Flying everything from Spitfires to huge four-engine bombers was all part of a day’s work for women pilots like Mary Ellis, who was in the Air Transport Auxiliary. I met her just weeks before she died at the age of 101 for my second book, ‘Bobby’s War’ when she casually told me how she flew without radar or a radio, with only a map, pencil, ruler and protractor as navigation equipment. She delivered planes all over Britain, returning on trains, buses, hitching lifts and sleeping on platforms. The authorities, men and even some women, thought female pilots were not capable of doing the job. Women like Mary Ellis proved them wrong.
Then there were the WAAFs I talked to for ‘Lily’s War’. They were the unsung heroines who sat for hours listening to the deafening silence in their headphones while they waited in vain for crews to return. Unable to dwell on the tragedies they were witnessing, they polished their heavy shoes, put soot on their eyelids and went out to jitterbug to blot out the day they had just experienced. With none of the luxuries we take for granted, they treasured their scraps of soap, washed with a thimbleful of water and shampoo was often a sprinkling of Eau de Cologne to take the greasiness out of their hair. They lived on a diet of spam fritters and reconstructed eggs and would then return to their posts the following day to wait with thumping hearts for more silence.
Thick mud and digging up frozen turnips without gloves were the abiding memories of the Land Army girls I interviewed for my next novel, ‘Hannah’s War’. During the summer harvest, they worked from dawn till dusk getting terrible sunburn without any sunscreen to protect them. They dealt with periods while digging ditches, had one bath a week in water they shared with three other people if they were lucky and were often kept on starvation rations by unscrupulous farmers.
And these women all did this while shivering in shelters waiting to be bombed and with the threat of invasion looming.
I listen to youngsters agonising over every single decision, saying ‘But, what if…” and I think of those women. They had no time to go to the library to check every possible pitfall they could face as we now do on Google; they had to write individual letters to friends if they wanted to canvas opinions rather than send a message to a Whatsapp group and they had no self-help books to work out their strategy to success. They had to be completely self-reliant.
During Lockdown, when I was feeling fed up that I couldn’t meet my friends or go and stay with family, I would ring Helen, a 95-year-old WAAF plotter and she would tell me she hadn’t been out in months, hadn’t seen anyone for days but her advice was, in the words of Churchill, to KBO- keep buggering on.
I might add that to my parents’ maxim as another way to ensure success in life.

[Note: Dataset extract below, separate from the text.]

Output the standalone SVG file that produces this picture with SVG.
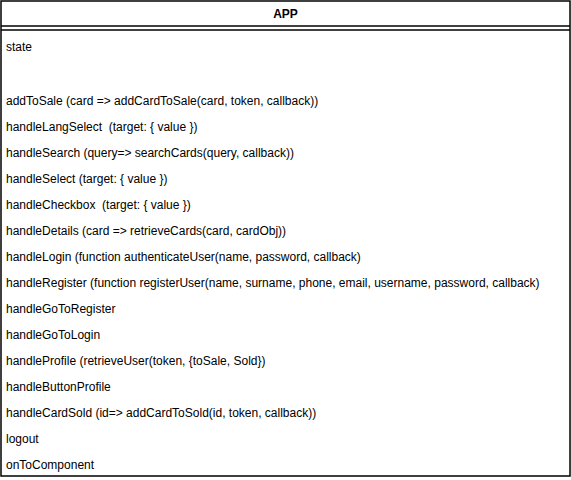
<svg xmlns="http://www.w3.org/2000/svg" width="571" height="480" viewBox="0 0 571 480">
<style>
.t{font-family:"Liberation Sans",Arial,Helvetica,sans-serif;font-size:12px;fill:#000;white-space:pre}
.h{font-weight:bold;text-anchor:middle}
.ln{stroke:#000;stroke-width:1.5;fill:none}
</style>
<rect width="571" height="480" fill="#fff"/>
<g id="app">
<rect class="ln" x="1" y="1" width="569" height="475" fill="#fff"/>
<line class="ln" x1="1" y1="26" x2="570" y2="26"/>
<line class="ln" x1="1" y1="30" x2="570" y2="30"/>
<text class="t h" x="285.5" y="18">APP</text>
<text class="t" x="6" y="51">state</text>
<text class="t" x="6" y="105">addToSale (card =&gt; addCardToSale(card, token, callback))</text>
<text class="t" x="6" y="131" xml:space="preserve">handleLangSelect  (target: { value })</text>
<text class="t" x="6" y="157">handleSearch (query=&gt; searchCards(query, callback))</text>
<text class="t" x="6" y="183">handleSelect (target: { value })</text>
<text class="t" x="6" y="209" xml:space="preserve">handleCheckbox  (target: { value })</text>
<text class="t" x="6" y="235">handleDetails (card =&gt; retrieveCards(card, cardObj))</text>
<text class="t" x="6" y="261">handleLogin (function authenticateUser(name, password, callback)</text>
<text class="t" x="6" y="287">handleRegister (function registerUser(name, surname, phone, email, username, password, callback)</text>
<text class="t" x="6" y="313">handleGoToRegister</text>
<text class="t" x="6" y="339">handleGoToLogin</text>
<text class="t" x="6" y="365">handleProfile (retrieveUser(token, {toSale, Sold})</text>
<text class="t" x="6" y="391">handleButtonProfile</text>
<text class="t" x="6" y="417">handleCardSold (id=&gt; addCardToSold(id, token, callback))</text>
<text class="t" x="6" y="443">logout</text>
<text class="t" x="6" y="469">onToComponent</text>
</g>
<g id="connectors"></g>
</svg>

This article was written for the website: The Female Lead. The organisation was started by Edwina Dunn and she seems a woman after my own heart. This is why she says she started it:
“Girls learn early on that society expects them to marry and have children. When they do, they are asked to be grateful for maternity leave and the benefits they are offered by organisations which enable them to go back to work and still be a mother. These benefits often take the place of promotion and pay rises. The benefits are added to the salary and the calculation of cost, to the organisation, is set against salaries of men. Quite often women don’t want to ‘rock the boat’ and seem ungrateful. And so, women fall behind men who may well be fathers but who don’t have to argue for benefits, just their promotions and salary.
“From a young age, girls are taught to be polite and to care about their appearance. When girls consume these messages, they are shown unrealistic targets of air-brushed lives served up by magazines and automated feeds on social media. The more they watch, the more they are sent. It’s often a toxic diet and it leaves millions of girls feeling inadequate and less than perfect. Too often this can damage mental health and this is on the rise at a worrying scale.”